The failure of the new Congress and administration to fulfill on the pledge to repeal and replace the Affordable Care Act undoubtedly leaves many with "question mark" text bubbles dancing in their heads. Republicans in Washington say the issue is not dead, but for now, the existing law remains in place.
Because of that, experts say now is not the time to turn a blind eye when the government informs you that you are in violation of ACA provisions. Failure to comply could mean an IRS audit, which could be costly to a Minnesota or Wisconsin business, so swiftly responding to notices is recommended.
Those with experience in this relatively young area of the law know that when a company receives an exchange notice, it typically means it is considered a large employer as identified under the ACA and that one of its employees has applied for health coverage through the health care exchange. Large employers are supposed to offer coverage to workers that meets minimum standards and is "affordable."

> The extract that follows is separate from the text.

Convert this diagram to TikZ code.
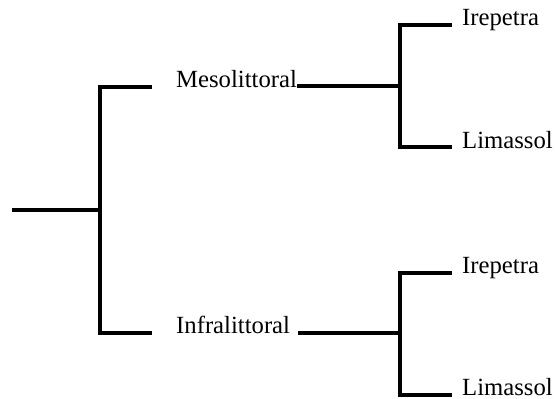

If a worker at a big enough company receives a premium tax credit to put toward exchange coverage, the employer is required to share some of the cost by paying a penalty to the IRS. That's when notice goes out. Fortunately, there are ways to successfully appeal notices and show that the business has complied with the law. Following are a few key suggestions.
- Swift response. Quick action after receiving notice helps stall possible adverse audit action down the road.
- Keep solid employee records. Complete and accurate data rules the day. It also should be in an easy-to-access database format that can generate clear reports showing hour and payroll information by employee.
- Enlist third-party help. If collection and analysis of employee data is outside of your wheelhouse, turn to a reliable outside expert for help. They can generate necessary reports while you and your workers focus on conducting business.
- Stay responsive. Appeals can take time. Help them along by adopting an attitude of providing more information as opportunities present themselves.
Health care might seem to be a realm apart, but IRS involvement under the law keeps it in on tax turf.